Da: Newsletter Financecommunity.it
Cosa resterà di questa moda green...
di laura morelli
Adottare politiche d'investimento sostenibili non è solo una scelta etica o un tema legato all'eventuale profitto generabile nel lungo periodo. È una questione di sopravvivenza. Il messaggio lanciato al Forum di Davos dalla Banca dei regolamenti internazionali, l'istituzione che supporta le banche centrali mondiali e il Financial Stability board, è chiaro: il climate change causerà la prossima crisi finanziaria. E potrebbe essere la peggiore mai vissuta finora.
L'istituzione la mette giù pesante, insomma, probabilmente per stimolare qualche reazione facendo leva anche sulla "paura". Sarà forse questa la spinta necessaria affinché tutti gli operatori del mondo finanziario ripensino il loro lavoro in chiave green? Forse, ma è ancora presto per dirlo.
Certo è che da qualche anno banche, fondi e sgr stanno facendo la gara a chi è più verde. E così ecco Intesa Sanpaolo che stanzia 50 miliardi a sostegno degli investimenti in green economy, green loans che fioccano da ogni dove, lettere e proclami come quella di Larry Fink, il ceo del fondo d'investimento più grande al mondo (con oltre 7 trilioni di dollari di asset), BlackRock. Puntuale come solo lui sa essere, in una lettera agli altri ceo, Fink ha annunciato che la sua società prenderà decisioni d'investimento il cui fine ultimo sarà solo la sostenibilità ambientale.
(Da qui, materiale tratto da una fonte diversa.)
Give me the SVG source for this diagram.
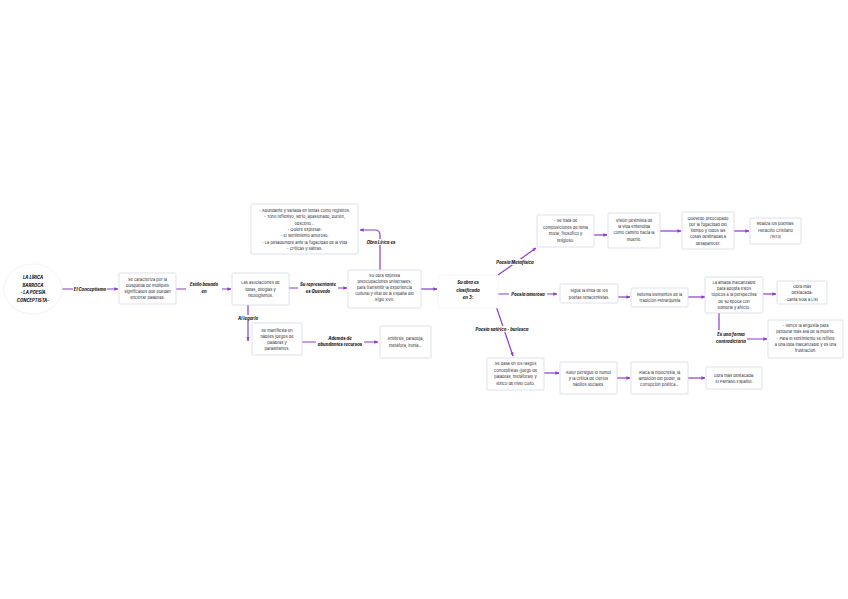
<svg xmlns="http://www.w3.org/2000/svg" width="848" height="599" viewBox="0 0 848 599">
<defs>
<marker id="ah" viewBox="0 0 10 10" refX="9" refY="5" markerWidth="3.4" markerHeight="3.4" orient="auto-start-reverse" markerUnits="strokeWidth">
<path d="M0,1 L10,5 L0,9 z" fill="#8e3ad6"/>
</marker>
</defs>
<style>
.bx{fill:#fff;stroke:#d3d9e4;stroke-width:0.8}
.t{font-family:Inter,"Liberation Sans",sans-serif;font-size:4px;fill:#26262f;text-anchor:middle}
.l{font-family:Inter,"Liberation Sans",sans-serif;font-size:4.2px;font-weight:800;font-style:italic;fill:#1e1e24;text-anchor:middle}
.c{fill:none;stroke:#8e3ad6;stroke-width:1.2;marker-end:url(#ah)}
.lb{fill:#fff}
</style>
<rect width="848" height="599" fill="#fff"/>
<g id="connectors">
<path class="c" d="M62,289 H118"/>
<rect class="lb" x="73" y="286" width="34" height="6"/>
<text class="l" x="90" y="290.5">El Conceptismo</text>
<path class="c" d="M176,289 H231"/>
<rect class="lb" x="186" y="281" width="36" height="14"/>
<text class="l" x="204" y="286">Estilo basado</text>
<text class="l" x="204" y="293">en</text>
<path class="c" d="M289,288 H347"/>
<rect class="lb" x="298" y="281" width="40" height="13"/>
<text class="l" x="318" y="286">Su representante</text>
<text class="l" x="318" y="292.5">es Quevedo</text>
<path class="c" d="M421,289 H437"/>
<path class="c" d="M380,270 V235 Q380,230 375,230 H360"/>
<rect class="lb" x="363" y="239" width="36" height="6"/>
<text class="l" x="381" y="243.5">Obra Lírica es</text>
<path class="c" d="M248,305 V341"/>
<rect class="lb" x="237" y="315" width="22" height="6"/>
<text class="l" x="248" y="319.5">Al legarlo</text>
<path class="c" d="M302,342 H378"/>
<rect class="lb" x="316" y="335" width="48" height="13"/>
<text class="l" x="340" y="340">Además de</text>
<text class="l" x="340" y="346">abundantes recursos</text>
<path class="c" d="M498,275 L536,248"/>
<rect class="lb" x="494" y="259" width="42" height="6"/>
<text class="l" x="515" y="263.5">Poesía Metafísica</text>
<path class="c" d="M498,294 H557"/>
<rect class="lb" x="509" y="291" width="38" height="6"/>
<text class="l" x="528" y="295.5">Poesía amorosa</text>
<path class="c" d="M496,306 L513,356"/>
<rect class="lb" x="472" y="326" width="60" height="6"/>
<text class="l" x="502" y="330.5">Poesía satírico - burlesca</text>
<path class="c" d="M594,235 H607"/>
<path class="c" d="M660,231 H681"/>
<path class="c" d="M734,231 H749"/>
<path class="c" d="M618,297 H630"/>
<path class="c" d="M688,297 H705"/>
<path class="c" d="M763,294 H776"/>
<path class="c" d="M719,313 V339 H767"/>
<rect class="lb" x="714" y="330" width="33" height="15"/>
<text class="l" x="731" y="336">Es una forma</text>
<text class="l" x="731" y="342.5">contradictoria</text>
<path class="c" d="M544,373 H559"/>
<path class="c" d="M617,378 H630"/>
<path class="c" d="M688,378 H705"/>
</g>
<g id="n-root">
<ellipse cx="33" cy="289" rx="29" ry="25" fill="#fff" stroke="#f0f0f3" stroke-width="0.8"/>
<text class="l" x="33" y="279">LA LÍRICA</text>
<text class="l" x="33" y="286.5">BARROCA</text>
<text class="l" x="33" y="294">- LA POESÍA</text>
<text class="l" x="33" y="301.5">CONCEPTISTA-</text>
</g>
<g id="n-caracteriza">
<rect class="bx" x="119" y="273" width="57" height="31" rx="1"/>
<text class="t" x="147.5" y="281">Se caracteriza por la</text>
<text class="t" x="147.5" y="287">búsqueda de múltiples</text>
<text class="t" x="147.5" y="293">significados que puedan</text>
<text class="t" x="147.5" y="299">encerrar palabras.</text>
</g>
<g id="n-asociaciones">
<rect class="bx" x="232" y="273" width="57" height="32" rx="1"/>
<text class="t" x="260.5" y="284">Las asociaciones de</text>
<text class="t" x="260.5" y="290.5">ideas, dilogías y</text>
<text class="t" x="260.5" y="297">neologismos.</text>
</g>
<g id="n-obra">
<rect class="bx" x="348" y="270" width="73" height="38" rx="1"/>
<text class="t" x="384.5" y="277">Su obra expresa</text>
<text class="t" x="384.5" y="283">preocupaciones universales,</text>
<text class="t" x="384.5" y="289">para transmitir la experiencia</text>
<text class="t" x="384.5" y="295">cultural y vital de la España del</text>
<text class="t" x="384.5" y="301">Siglo XVII.</text>
</g>
<g id="n-lirica">
<rect class="bx" x="251" y="204" width="107" height="50" rx="1"/>
<text class="t" x="304.5" y="212">- Abundante y variada en temas como registros.</text>
<text class="t" x="304.5" y="218">- Tono reflexivo, serio, apasionado, burlón,</text>
<text class="t" x="304.5" y="224.5">obsceno...</text>
<text class="t" x="304.5" y="231">- Quiere expresar:</text>
<text class="t" x="304.5" y="237">- El sentimiento amoroso.</text>
<text class="t" x="304.5" y="243.5">- La pesadumbre ante la fugacidad de la vida</text>
<text class="t" x="304.5" y="250">- Críticas y sátiras.</text>
</g>
<g id="n-manifiesta">
<rect class="bx" x="252" y="323" width="50" height="32" rx="1"/>
<text class="t" x="277" y="332">Se manifiesta en</text>
<text class="t" x="277" y="338">hábiles juegos de</text>
<text class="t" x="277" y="344">palabras y</text>
<text class="t" x="277" y="350">paralelismos.</text>
</g>
<g id="n-recursos">
<rect class="bx" x="380" y="326" width="51" height="32" rx="1"/>
<text class="t" x="405.5" y="340">Antítesis, paradoja,</text>
<text class="t" x="405.5" y="346.5">metáfora, ironía...</text>
</g>
<g id="n-clasificada">
<rect x="438" y="275" width="60" height="33" rx="1" fill="#fff" stroke="#f3f4f7" stroke-width="0.8"/>
<text class="l" x="468" y="284">Su obra es</text>
<text class="l" x="468" y="291.5">clasificada</text>
<text class="l" x="468" y="299">en 3:</text>
</g>
<g id="n-metafisica">
<rect class="bx" x="537" y="215" width="57" height="32" rx="1"/>
<text class="t" x="565.5" y="222">- Se trata de</text>
<text class="t" x="565.5" y="228.5">composiciones de tema</text>
<text class="t" x="565.5" y="235">moral, filosófico y</text>
<text class="t" x="565.5" y="241.5">religioso.</text>
</g>
<g id="n-vision">
<rect class="bx" x="608" y="213" width="52" height="35" rx="1"/>
<text class="t" x="634" y="221.5">Visión pesimista de</text>
<text class="t" x="634" y="227.5">la vida entendida</text>
<text class="t" x="634" y="234">como camino hacia la</text>
<text class="t" x="634" y="240.5">muerte.</text>
</g>
<g id="n-fugacidad">
<rect class="bx" x="682" y="212" width="52" height="37" rx="1"/>
<text class="t" x="708" y="219.5">Quevedo preocupado</text>
<text class="t" x="708" y="225.5">por la fugacidad del</text>
<text class="t" x="708" y="231.5">tiempo y todos las</text>
<text class="t" x="708" y="238">cosas destinadas a</text>
<text class="t" x="708" y="244.5">desaparecer.</text>
</g>
<g id="n-heraclito">
<rect class="bx" x="750" y="218" width="51" height="26" rx="1"/>
<text class="t" x="775.5" y="225">Realiza los poemas:</text>
<text class="t" x="775.5" y="231.5">Heráclito Cristiano</text>
<text class="t" x="775.5" y="238">(1613)</text>
</g>
<g id="n-renacentistas">
<rect class="bx" x="560" y="284" width="58" height="19" rx="1"/>
<text class="t" x="589" y="292">Sigue la línea de los</text>
<text class="t" x="589" y="298.5">poetas renacentistas.</text>
</g>
<g id="n-petrarquista">
<rect class="bx" x="631" y="288" width="57" height="19" rx="1"/>
<text class="t" x="659.5" y="296">Retoma elementos de la</text>
<text class="t" x="659.5" y="302">Tradición Petrarquista</text>
</g>
<g id="n-amada">
<rect class="bx" x="705" y="277" width="58" height="36" rx="1"/>
<text class="t" x="734" y="284">La amada inalcanzable</text>
<text class="t" x="734" y="290">para adopta estos</text>
<text class="t" x="734" y="296">tópicos a la perspectiva</text>
<text class="t" x="734" y="302.5">de su época con</text>
<text class="t" x="734" y="309">sombría y afecto.</text>
</g>
<g id="n-lisi">
<rect class="bx" x="777" y="281" width="50" height="23" rx="1"/>
<text class="t" x="802" y="288">Obra más</text>
<text class="t" x="802" y="294">destacada:</text>
<text class="t" x="802" y="300.5">Canta Sola a Lisi</text>
</g>
<g id="n-contradictoria">
<rect class="bx" x="768" y="320" width="75" height="38" rx="1"/>
<text class="t" x="805.5" y="327">- Vence la angustia para</text>
<text class="t" x="805.5" y="333">perdurar más allá de la muerte.</text>
<text class="t" x="805.5" y="339.5">- Para el sentimiento se refiere</text>
<text class="t" x="805.5" y="346">a una idea inalcanzable y es una</text>
<text class="t" x="805.5" y="352">frustración.</text>
</g>
<g id="n-satirica">
<rect class="bx" x="487" y="358" width="57" height="32" rx="1"/>
<text class="t" x="515.5" y="365">Se basa en los rasgos</text>
<text class="t" x="515.5" y="371.5">conceptistas (juego de</text>
<text class="t" x="515.5" y="378">palabras, metáforas) y</text>
<text class="t" x="515.5" y="384.5">léxico de nivel culto.</text>
</g>
<g id="n-humor">
<rect class="bx" x="560" y="362" width="57" height="32" rx="1"/>
<text class="t" x="588.5" y="374">Autor persigue el humor</text>
<text class="t" x="588.5" y="380">y la crítica de ciertos</text>
<text class="t" x="588.5" y="386">hábitos sociales.</text>
</g>
<g id="n-hipocresia">
<rect class="bx" x="631" y="362" width="57" height="32" rx="1"/>
<text class="t" x="659.5" y="374">Ataca la hipocresía, la</text>
<text class="t" x="659.5" y="380">ambición del poder, la</text>
<text class="t" x="659.5" y="386">corrupción política...</text>
</g>
<g id="n-parnaso">
<rect class="bx" x="706" y="367" width="56" height="22" rx="1"/>
<text class="t" x="734" y="377">Obra más destacada:</text>
<text class="t" x="734" y="383">El Parnaso Español.</text>
</g>
</svg>
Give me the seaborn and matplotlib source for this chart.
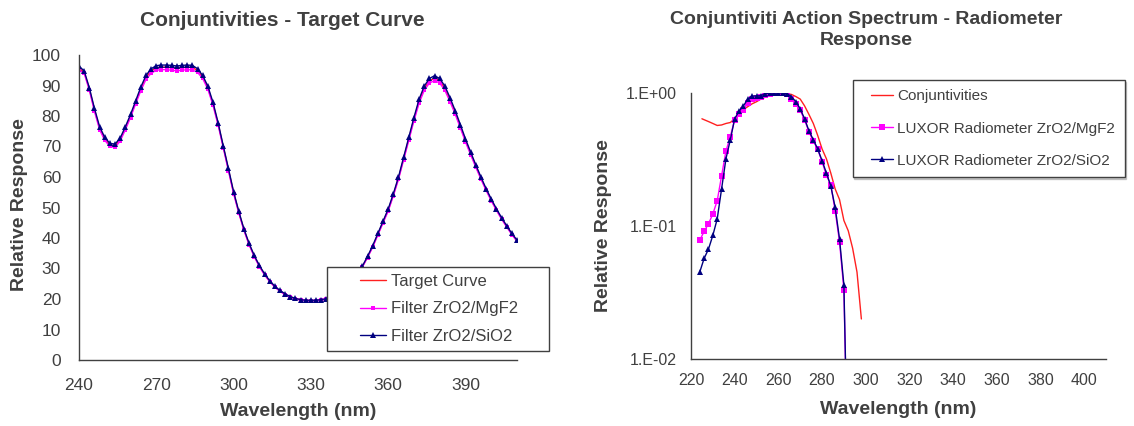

Fink sostiene che il climate change obbligherà (e sta obbligando) gli investitori a riconsiderare le fondamenta stesse della finanza moderna. E ci arriva ponendosi degli interrogativi legittimi: cosa succederà ad esempio ai mutui a 30 anni se chi li eroga non è in grado di stimare l'impatto del rischio climatico su questo lungo arco di tempo? Dove arriverà l'inflazione, e di conseguenza i tassi d'interesse, se il costo del cibo dovesse aumentare a causa di siccità e inondazioni? Si chiede: Come possiamo costruire una crescita economica se la produttività dei mercati emergenti dovesse diminuire a causa di temperature estreme o di altri impatti climatici? Alla base sta la considerazione che la crisi ambientale sarà molto più lunga e avrà un impatto ben più pesante - in molteplici aspetti della nostra vita e quindi della finanza - delle precedenti crisi.
Le parole - sacrosante - di Fink riflettono dunque lo spirito del tempo. Ma il punto è un altro e potremmo riassumerlo con questa domanda: Cosa resta di questo impegno verso l'ambiente al netto dei proclami e dell'effetto moda del momento?
Un report di Hsbc dello scorso anno indica che nonostante il 94% degli investitori consideri le emissioni green e sociali importanti, solo il 20% è disposto ad accettare un ritorno più basso, cosa che sta accadendo per esempio ai green bond. Per citare due casi: l'andamento del Bloomberg Barclays Euro Green Bond Index ha mostrato un ritorno del 18% fino al 2014 per poi abbassarsi di anno in anno fino al 9% di oggi; il green bond del governo francese, emesso nel gennaio 2017, fu prezzato al momento del lancio con un rendimento di 13 punti base sopra gli Oat francesi di eguale scadenza per arrivare oggi a offrire uno yield uguale agli stessi titoli di stato. Stano al report, ben oltre la metà (61%) degli investitori ritiene poi che ci siano ostacoli nell'investire green perché mancano opportunità interessanti (26%) o informazioni e criteri chiari su ciò che effettivamente sia Esg (26%). E ancora, in Italia, BVA Doxa e il Forum per la Finanza Sostenibile hanno rilevato che solo il 13% degli italiani investono in prodotti finanziari sostenibili e responsabili, soprattutto a causa dell'assenza di informazioni.
È chiaro che la svolta green deve riguardare prima la testa e poi il portafoglio. Senza un ripensamento culturale profondo, il "green" rischia di essere solo una moda.